## Goal
Return the listing below unchanged, minus its pictures.

## Data lines
————

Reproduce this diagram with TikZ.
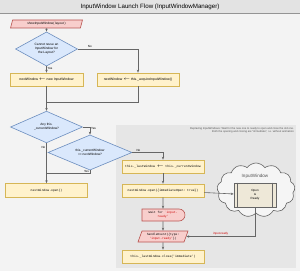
\documentclass[tikz,border=0pt]{standalone}
\usepackage{fontspec}
\setmainfont{Liberation Sans}
\setmonofont{Liberation Mono}
\usepackage{tikz}
\usetikzlibrary{shapes.geometric,shapes.misc,shapes.symbols,arrows.meta}
\definecolor{canvas}{HTML}{F3F3F3}
\definecolor{titlebar}{HTML}{E3E3E3}
\definecolor{panelgray}{HTML}{E6E6E6}
\definecolor{wire}{HTML}{666666}
\definecolor{pinkfill}{HTML}{F8CECC}
\definecolor{pinkline}{HTML}{B85450}
\definecolor{bluefill}{HTML}{DAE8FC}
\definecolor{blueline}{HTML}{6C8EBF}
\definecolor{yellowfill}{HTML}{FFF2CC}
\definecolor{yellowline}{HTML}{D6B656}
\definecolor{cloudfill}{HTML}{F5F5F5}
\definecolor{readyfill}{HTML}{EEE8D8}
\definecolor{eventred}{HTML}{CC0000}
\definecolor{notegray}{HTML}{555555}

\tikzset{
  stepbox/.style={draw=yellowline, fill=yellowfill, line width=0.6pt, minimum height=13pt, inner sep=1pt, align=center, font=\fontsize{3.4}{4}\selectfont},
  codebox/.style={stepbox, font=\ttfamily\fontsize{3.1}{3.7}\selectfont},
  decision/.style={diamond, draw=blueline, fill=bluefill, line width=0.6pt, inner sep=0pt, align=center, font=\fontsize{3.2}{3.8}\selectfont},
  iobox/.style={trapezium, trapezium left angle=62, trapezium right angle=118, trapezium stretches body, draw=pinkline, fill=pinkfill, line width=0.6pt, inner sep=0.5pt, align=center},
  flow/.style={draw=wire, line width=0.6pt, -{Stealth[length=3pt,width=2.4pt]}},
  joinline/.style={draw=wire, line width=0.6pt},
  tag/.style={font=\fontsize{3}{3.5}\selectfont, inner sep=0.8pt, text=black}
}

\begin{document}
\begin{tikzpicture}[x=1pt, y=1pt]
  \useasboundingbox (0,0) rectangle (300,271);
  % background, title bar, replacing panel
  \fill[canvas] (0,0) rectangle (300,271);
  \fill[titlebar] (0,258) rectangle (300,271);
  \draw[wire!70, line width=0.5pt] (0,258) -- (300,258);
  \node (title) at (150,264.5) {\fontsize{6.2}{7}\selectfont InputWindow Launch Flow (InputWindowManager)};
  \fill[panelgray] (116,3) rectangle (296,146);
  \node (note) [anchor=north east, align=right, text=notegray, inner sep=0pt, font=\fontsize{2.7}{3.3}\selectfont] at (294,143.5)
    {Replacing InputWindows: Wait for the new one to ready to open and close the old one.\\
     Both the opening and closing are ``immediate'', i.e. without animation};

  % left column
  \node (start) [iobox, minimum width=72pt, minimum height=8pt, font=\fontsize{3.2}{3.8}\selectfont] at (46.5,247) {showInputWindow( layout )};
  \node (d1) [decision, minimum width=62pt, minimum height=21pt] at (46.5,222) {Cannot reuse an\\InputWindow for\\the Layout?};
  \node (bnew) [stepbox, minimum width=73pt] at (46.5,191.5) {nextWindow $\leftarrow$ new InputWindow};
  \node (bacq) [stepbox, minimum width=82pt] at (138,191.5) {nextWindow $\leftarrow$ this.\_acquireInputWindow()};
  \coordinate (merge) at (46.5,169);
  \node (d2) [decision, minimum width=72pt, minimum height=17pt] at (46.5,144) {Any this.\\\_currentWindow?};
  \node (d3) [decision, minimum width=84pt, minimum height=21pt] at (90,118.5) {this.\_currentWindow\\== nextWindow?};
  \coordinate (rejoin) at (46.5,98);
  \node (bopen) [codebox, minimum width=82pt, minimum height=14pt] at (46.5,80.5) {nextWindow.open()};

  % replacing branch
  \node (blast) [codebox, minimum width=82pt] at (163,104.5) {this.\_lastWindow $\leftarrow$ this.\_currentWindow};
  \node (bimm) [codebox, minimum width=82pt] at (163,80.5) {nextWindow.open(\{immediateOpen: true\})};
  \node (iw) [cloud, cloud puffs=13, cloud puff arc=110, aspect=1.5, draw=wire, fill=cloudfill, line width=0.6pt, minimum width=78pt, minimum height=54pt, inner sep=0pt] at (256,81) {};
  \node (iwlabel) [font=\fontsize{4.6}{5.5}\selectfont, text=notegray] at (255,95) {InputWindow};
  \node (ready) [draw=wire, fill=readyfill, line width=0.6pt, minimum width=42pt, minimum height=24pt, inner sep=0pt, align=center, font=\fontsize{3}{3.8}\selectfont] at (255,76) {Open\\\&\\Ready};
  \draw[wire, line width=0.6pt] ([xshift=4pt]ready.north west) -- ([xshift=4pt]ready.south west);
  \draw[wire, line width=0.6pt] ([xshift=-4pt]ready.north east) -- ([xshift=-4pt]ready.south east);
  \node (wait) [rounded rectangle, rounded rectangle west arc=none, draw=pinkline, fill=pinkfill, line width=0.6pt, minimum width=44pt, minimum height=12pt, inner sep=0.5pt, align=center, font=\ttfamily\fontsize{3}{3.7}\selectfont] at (163,56)
    {Wait for {\color{eventred}`input-}\\{\color{eventred}ready'}};
  \node (handle) [iobox, minimum width=50pt, minimum height=11pt, font=\ttfamily\fontsize{3}{3.7}\selectfont] at (163,34.5)
    {handleEvent(\{type:\\{\color{eventred}'input-ready'}\})};
  \node (bclose) [codebox, minimum width=82pt] at (163,14.5) {this.\_lastWindow.close('immediate')};

  % connectors
  \draw[flow] (start) -- (d1);
  \draw[flow] (d1.east) -| node[tag, above, pos=0.1] {No} (bacq.north);
  \draw[flow] (d1.south) -- node[tag, right, pos=0.3] {Yes} (bnew.north);
  \draw[flow] (bnew) -- (d2);
  \draw[joinline] (bacq.south) |- (merge);
  \draw[flow] (d2.east) -| node[tag, right, pos=0.62] {Yes} (d3.north);
  \draw[flow] (d2.south) -- node[tag, left, pos=0.12] {No} (bopen.north);
  \draw[flow] (d3.east) -| node[tag, above, pos=0.1] {No} (blast.north);
  \draw[joinline] (d3.south) |- node[tag, left, pos=0.2] {Yes} (rejoin);
  \draw[flow] (blast) -- (bimm);
  \draw[flow] (bimm) -- (ready);
  \draw[flow] (bimm) -- (wait);
  \draw[flow] (wait) -- (handle);
  \draw[flow] (ready.south) |- node[tag, above, pos=0.75, text=eventred] {input-ready} (handle.east);
  \draw[flow] (handle) -- (bclose);
\end{tikzpicture}
\end{document}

————

## Exercise output
Reproduce this diagram with TikZ.
\documentclass[tikz,border=0pt]{standalone}
\usepackage{fontspec}
\setmainfont{Liberation Sans}
\setmonofont{Liberation Mono}
\usepackage{tikz}
\usetikzlibrary{shapes.geometric,shapes.misc,shapes.symbols,arrows.meta}
\definecolor{canvas}{HTML}{F3F3F3}
\definecolor{titlebar}{HTML}{E3E3E3}
\definecolor{panelgray}{HTML}{E6E6E6}
\definecolor{wire}{HTML}{666666}
\definecolor{pinkfill}{HTML}{F8CECC}
\definecolor{pinkline}{HTML}{B85450}
\definecolor{bluefill}{HTML}{DAE8FC}
\definecolor{blueline}{HTML}{6C8EBF}
\definecolor{yellowfill}{HTML}{FFF2CC}
\definecolor{yellowline}{HTML}{D6B656}
\definecolor{cloudfill}{HTML}{F5F5F5}
\definecolor{readyfill}{HTML}{EEE8D8}
\definecolor{eventred}{HTML}{CC0000}
\definecolor{notegray}{HTML}{555555}

\tikzset{
  stepbox/.style={draw=yellowline, fill=yellowfill, line width=0.6pt, minimum height=13pt, inner sep=1pt, align=center, font=\fontsize{3.4}{4}\selectfont},
  codebox/.style={stepbox, font=\ttfamily\fontsize{3.1}{3.7}\selectfont},
  decision/.style={diamond, draw=blueline, fill=bluefill, line width=0.6pt, inner sep=0pt, align=center, font=\fontsize{3.2}{3.8}\selectfont},
  iobox/.style={trapezium, trapezium left angle=62, trapezium right angle=118, trapezium stretches body, draw=pinkline, fill=pinkfill, line width=0.6pt, inner sep=0.5pt, align=center},
  flow/.style={draw=wire, line width=0.6pt, -{Stealth[length=3pt,width=2.4pt]}},
  joinline/.style={draw=wire, line width=0.6pt},
  tag/.style={font=\fontsize{3}{3.5}\selectfont, inner sep=0.8pt, text=black}
}

\begin{document}
\begin{tikzpicture}[x=1pt, y=1pt]
  \useasboundingbox (0,0) rectangle (300,271);
  % background, title bar, replacing panel
  \fill[canvas] (0,0) rectangle (300,271);
  \fill[titlebar] (0,258) rectangle (300,271);
  \draw[wire!70, line width=0.5pt] (0,258) -- (300,258);
  \node (title) at (150,264.5) {\fontsize{6.2}{7}\selectfont InputWindow Launch Flow (InputWindowManager)};
  \fill[panelgray] (116,3) rectangle (296,146);
  \node (note) [anchor=north east, align=right, text=notegray, inner sep=0pt, font=\fontsize{2.7}{3.3}\selectfont] at (294,143.5)
    {Replacing InputWindows: Wait for the new one to ready to open and close the old one.\\
     Both the opening and closing are ``immediate'', i.e. without animation};

  % left column
  \node (start) [iobox, minimum width=72pt, minimum height=8pt, font=\fontsize{3.2}{3.8}\selectfont] at (46.5,247) {showInputWindow( layout )};
  \node (d1) [decision, minimum width=62pt, minimum height=21pt] at (46.5,222) {Cannot reuse an\\InputWindow for\\the Layout?};
  \node (bnew) [stepbox, minimum width=73pt] at (46.5,191.5) {nextWindow $\leftarrow$ new InputWindow};
  \node (bacq) [stepbox, minimum width=82pt] at (138,191.5) {nextWindow $\leftarrow$ this.\_acquireInputWindow()};
  \coordinate (merge) at (46.5,169);
  \node (d2) [decision, minimum width=72pt, minimum height=17pt] at (46.5,144) {Any this.\\\_currentWindow?};
  \node (d3) [decision, minimum width=84pt, minimum height=21pt] at (90,118.5) {this.\_currentWindow\\== nextWindow?};
  \coordinate (rejoin) at (46.5,98);
  \node (bopen) [codebox, minimum width=82pt, minimum height=14pt] at (46.5,80.5) {nextWindow.open()};

  % replacing branch
  \node (blast) [codebox, minimum width=82pt] at (163,104.5) {this.\_lastWindow $\leftarrow$ this.\_currentWindow};
  \node (bimm) [codebox, minimum width=82pt] at (163,80.5) {nextWindow.open(\{immediateOpen: true\})};
  \node (iw) [cloud, cloud puffs=13, cloud puff arc=110, aspect=1.5, draw=wire, fill=cloudfill, line width=0.6pt, minimum width=78pt, minimum height=54pt, inner sep=0pt] at (256,81) {};
  \node (iwlabel) [font=\fontsize{4.6}{5.5}\selectfont, text=notegray] at (255,95) {InputWindow};
  \node (ready) [draw=wire, fill=readyfill, line width=0.6pt, minimum width=42pt, minimum height=24pt, inner sep=0pt, align=center, font=\fontsize{3}{3.8}\selectfont] at (255,76) {Open\\\&\\Ready};
  \draw[wire, line width=0.6pt] ([xshift=4pt]ready.north west) -- ([xshift=4pt]ready.south west);
  \draw[wire, line width=0.6pt] ([xshift=-4pt]ready.north east) -- ([xshift=-4pt]ready.south east);
  \node (wait) [rounded rectangle, rounded rectangle west arc=none, draw=pinkline, fill=pinkfill, line width=0.6pt, minimum width=44pt, minimum height=12pt, inner sep=0.5pt, align=center, font=\ttfamily\fontsize{3}{3.7}\selectfont] at (163,56)
    {Wait for {\color{eventred}`input-}\\{\color{eventred}ready'}};
  \node (handle) [iobox, minimum width=50pt, minimum height=11pt, font=\ttfamily\fontsize{3}{3.7}\selectfont] at (163,34.5)
    {handleEvent(\{type:\\{\color{eventred}'input-ready'}\})};
  \node (bclose) [codebox, minimum width=82pt] at (163,14.5) {this.\_lastWindow.close('immediate')};

  % connectors
  \draw[flow] (start) -- (d1);
  \draw[flow] (d1.east) -| node[tag, above, pos=0.1] {No} (bacq.north);
  \draw[flow] (d1.south) -- node[tag, right, pos=0.3] {Yes} (bnew.north);
  \draw[flow] (bnew) -- (d2);
  \draw[joinline] (bacq.south) |- (merge);
  \draw[flow] (d2.east) -| node[tag, right, pos=0.62] {Yes} (d3.north);
  \draw[flow] (d2.south) -- node[tag, left, pos=0.12] {No} (bopen.north);
  \draw[flow] (d3.east) -| node[tag, above, pos=0.1] {No} (blast.north);
  \draw[joinline] (d3.south) |- node[tag, left, pos=0.2] {Yes} (rejoin);
  \draw[flow] (blast) -- (bimm);
  \draw[flow] (bimm) -- (ready);
  \draw[flow] (bimm) -- (wait);
  \draw[flow] (wait) -- (handle);
  \draw[flow] (ready.south) |- node[tag, above, pos=0.75, text=eventred] {input-ready} (handle.east);
  \draw[flow] (handle) -- (bclose);
\end{tikzpicture}
\end{document}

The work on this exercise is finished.